Der deutsche Dialekt, vom kärntnerischen Typ, wurde allerdings durch die Literatur und das Hochdeutsche und vor allem durch den formalen Schulunterricht beeinflusst. Seit 1759 gehörte das Kanaltal zu Österreich, bis es 1919 zu Italien kam. Die offizielle Sprache war natürlich Deutsch, genau wie die Unterrichtssprache in den Grundschulen.
Auch nach dem Anschluss an Italien wurde bis 1924 Deutsch weiterhin an den Schulen unterrichtet, danach wurde Italienisch als Unterrichtssprache eingeführt. Nach den deutsch-italienischen Abkommen von 1939 wählten über 80 % der Bevölkerung die deutsche Staatsbürgerschaft und die Hälfte davon zog in den darauf folgenden Jahren nach Österreich (wobei die Auswanderer normalerweise durch friulanische Einwanderer ersetzt wurden), während der andere Teil nach dem Krieg wieder die italienische Staatsbürgerschaft erwarb. In jedem Fall wurden Deutschkurse für die „Kinder der Einheimischen“, eingerichtet, „die sich für die deutsche Staatsbürgerschaft entschieden“, welche 1946 fortgesetzt wurden.
Sprachlich betrachtet war und ist die Mehrsprachigkeit teilweise noch heute charakteristisch für dieses Gebiet.
Die Haupteigenschaft des Tals ist „das totale Fehlen von Einsprachigkeit und sogar das häufige Auftreten einer Mehrsprachigkeit, die oft die Viersprachigkeit erreicht“ (Deutsch, Slowenisch, Friulanisch und Italienisch) (Pellegrini).
Was die Größe der deutschsprachigen Bevölkerungsgruppe betrifft, machte sie 1910 77 % der Gesamtbevölkerung von 8.843 Einwohnern aus (Bonetti), während sie 1937 nach einer ungefähren Schätzung (Poschinger) rund 60 % der 9.200 Einwohner ausmachte, was im Gegensatz zu den 82 % stünde, die sich für die deutsche Staatsbürgerschaft nach 1939 entschieden.
Es gibt keine späteren Schätzungen, sondern nur eine zusammenfassende Angabe von Barbina, nach dem „die Deutschen des Kanaltals (...) derzeit eine ziemlich kleine Gruppe von ungefähr 2.000 Personen bilden“.

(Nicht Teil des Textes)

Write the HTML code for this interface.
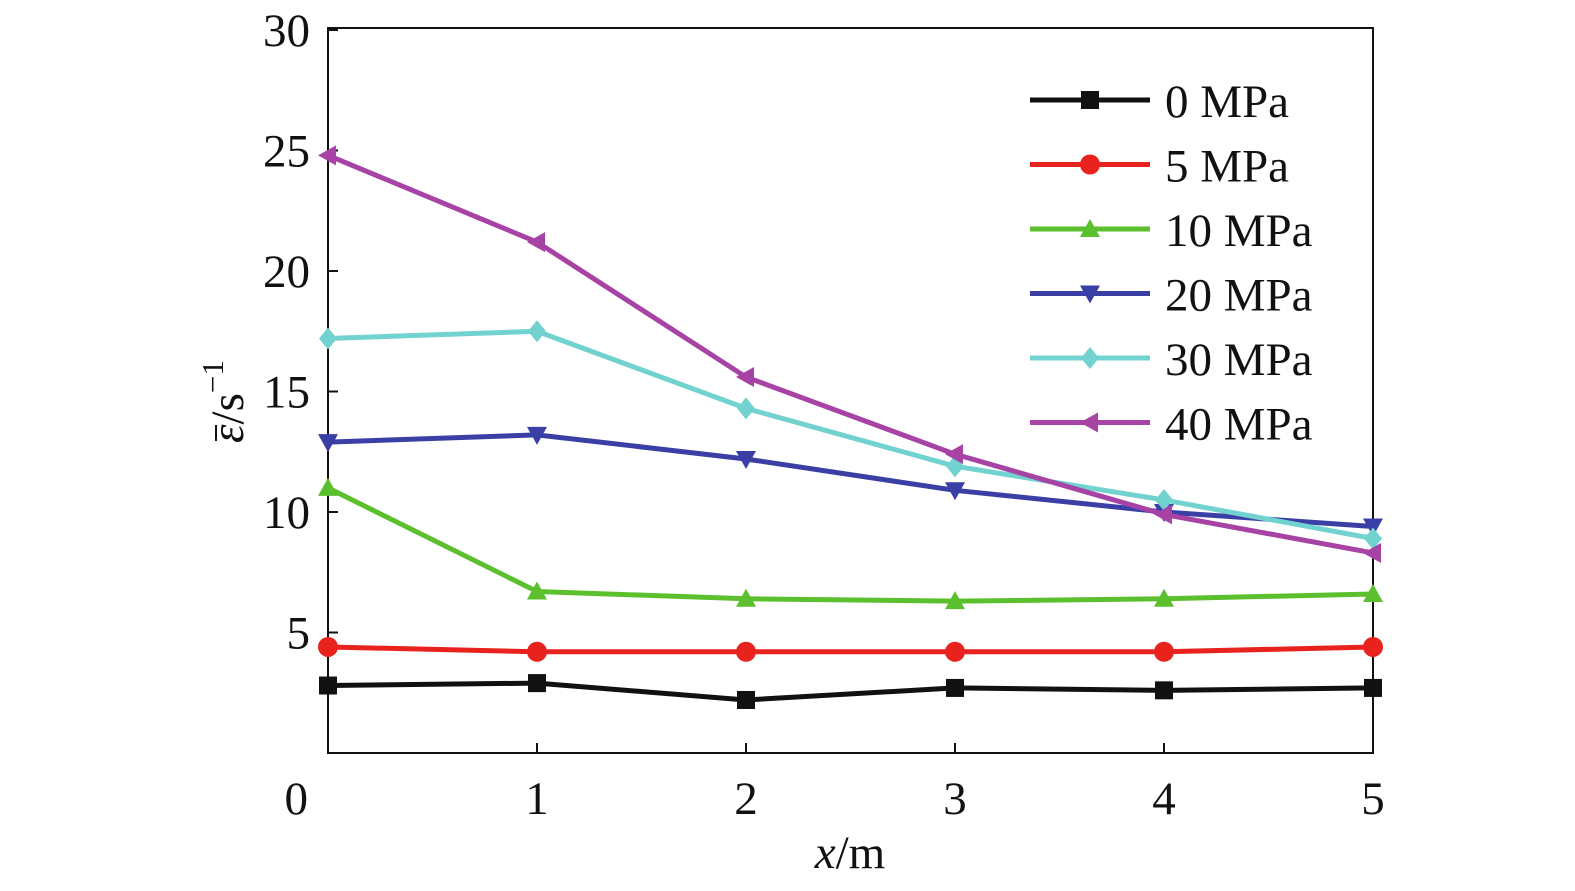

Die deutsche Sprachgruppe neigt in jedem Fall dazu, ihre sprachliche und kulturelle Eigenheit aufzuwerten und anerkennen zu lassen, und in den letzten Jahren wurden kulturelle und sprachliche Beziehungen und Austauschprogramme mit anderen deutschsprachigen Gemeinschaften in Norditalien mit der Einrichtung eines Einheitskomitees der deutschen Sprachinseln in Italien aufgebaut (Lusern – Mai 2002).